Check the VIN through multiple history services. Carfax sometimes misses rental history that AutoCheck catches. Look for registration records showing fleet ownership or corporate registration in states where rental companies are headquartered (looking at you, Florida).

Physical clues on the car itself can be revealing. Mounting holes or adhesive residue where barcode stickers were placed. Extra wear on the driver’s door handle and B-pillar from dozens of different users. Unusual wear patterns on the steering wheel that suggest many different grip styles. Key fob scratches from being tossed into bins and handled roughly.

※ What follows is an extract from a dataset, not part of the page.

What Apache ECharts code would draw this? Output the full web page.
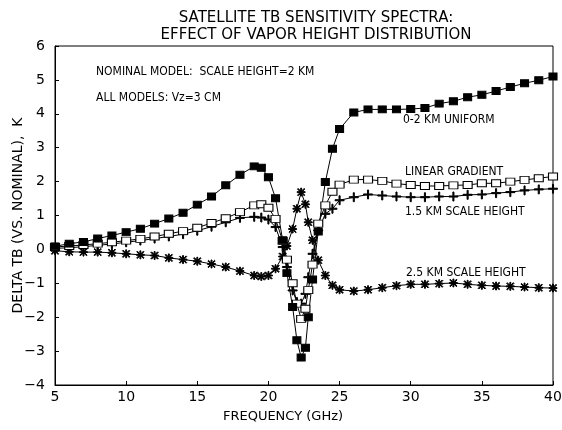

Service records done at quick-lube chains or generic fleet service centers rather than dealerships or trusted independent shops. Tires from budget brands you’ve never heard of. Aftermarket parts replacing OEM components to save costs on repairs.

The glove box is often telling. Rental cars sometimes still have faint outlines or mounting points where rental agreements were stored. Documentation that references fleet numbers or rental locations. Service receipts with fleet discount codes.

Final Thoughts

I get it. Everyone wants to save money on a car purchase. The automotive market is expensive, and finding ways to stretch your budget makes sense. But a former rental car is a false economy in most cases.

You’re buying accumulated stress and deferred maintenance wrapped in a clean exterior. The discount you’re getting today will be eaten up by repairs, lower resale value, and the general headache of owning a vehicle that started its life being treated as disposable transportation.

There are smarter ways to save money. Buy a less popular trim level of a reliable model. Choose last year’s body style instead of the current generation. Consider a higher mileage car from a meticulous single owner instead of a lower mileage rental from dozens of careless drivers.

Your time, money, and peace of mind are worth more than the rental lot discount. Find a car that was actually cared for, and you’ll spend less on repairs, keep it longer, and sell it for more when you’re done. That’s where the real value lives.